> _Task objective_
Return all lines in the material below that contain "this".

> _Material provided_
>>

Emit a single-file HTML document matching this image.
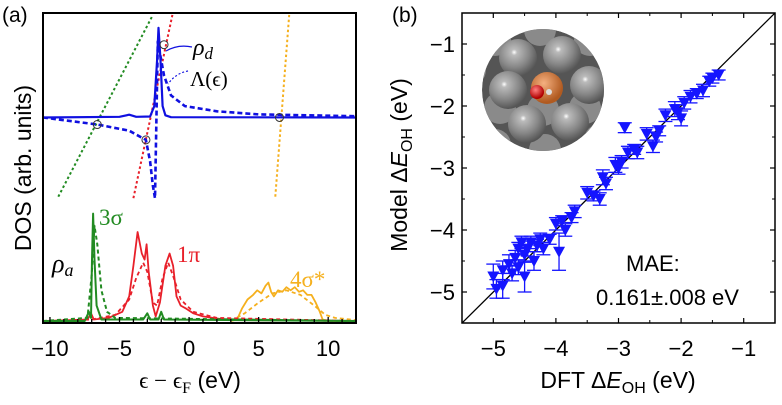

<<
>>

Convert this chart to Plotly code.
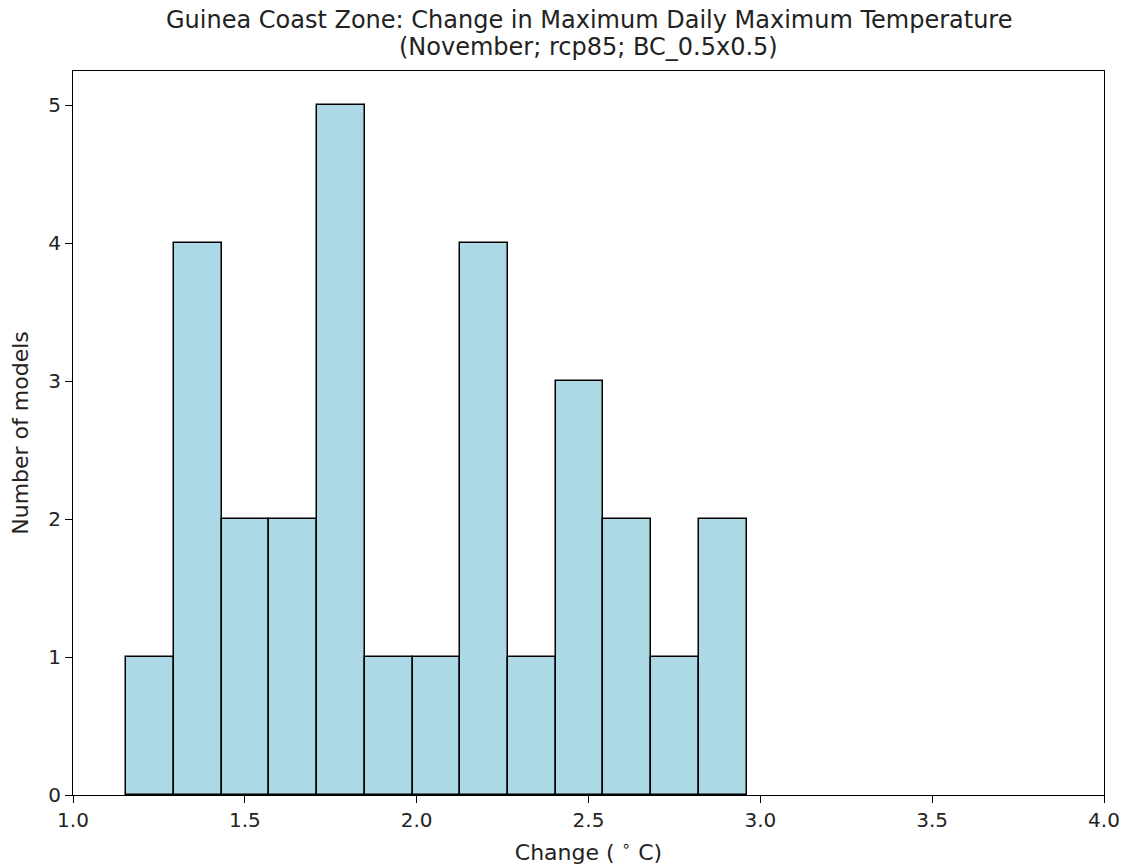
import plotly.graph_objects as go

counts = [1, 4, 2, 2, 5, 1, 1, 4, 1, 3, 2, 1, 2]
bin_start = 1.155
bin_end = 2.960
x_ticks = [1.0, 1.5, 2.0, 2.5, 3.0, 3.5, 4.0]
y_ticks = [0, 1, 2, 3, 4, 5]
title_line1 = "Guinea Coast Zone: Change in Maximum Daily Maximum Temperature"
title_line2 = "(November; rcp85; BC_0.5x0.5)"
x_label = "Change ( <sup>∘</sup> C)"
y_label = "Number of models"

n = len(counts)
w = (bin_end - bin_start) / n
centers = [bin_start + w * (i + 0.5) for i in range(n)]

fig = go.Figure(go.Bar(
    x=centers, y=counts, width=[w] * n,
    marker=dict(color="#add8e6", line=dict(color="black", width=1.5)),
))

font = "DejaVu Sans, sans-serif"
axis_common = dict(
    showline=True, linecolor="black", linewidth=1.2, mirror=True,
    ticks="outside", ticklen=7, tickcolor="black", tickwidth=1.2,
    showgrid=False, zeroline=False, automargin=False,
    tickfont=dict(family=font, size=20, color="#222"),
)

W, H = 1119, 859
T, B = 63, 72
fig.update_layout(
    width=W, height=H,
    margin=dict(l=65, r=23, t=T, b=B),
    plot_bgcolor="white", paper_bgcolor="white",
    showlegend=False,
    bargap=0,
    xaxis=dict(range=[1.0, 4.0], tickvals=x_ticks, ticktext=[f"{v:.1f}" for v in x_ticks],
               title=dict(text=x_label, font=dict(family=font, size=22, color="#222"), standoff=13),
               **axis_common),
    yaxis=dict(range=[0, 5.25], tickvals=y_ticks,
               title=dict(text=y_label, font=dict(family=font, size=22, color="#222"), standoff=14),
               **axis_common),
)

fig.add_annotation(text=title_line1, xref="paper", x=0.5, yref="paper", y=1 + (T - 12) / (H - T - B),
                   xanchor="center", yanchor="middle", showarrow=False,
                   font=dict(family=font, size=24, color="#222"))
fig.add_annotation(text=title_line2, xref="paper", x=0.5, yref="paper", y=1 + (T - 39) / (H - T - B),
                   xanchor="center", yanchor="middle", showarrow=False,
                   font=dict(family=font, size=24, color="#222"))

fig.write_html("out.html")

<<

> _Finished answer_
Emit a single-file HTML document matching this image.
Convert this chart to Plotly code.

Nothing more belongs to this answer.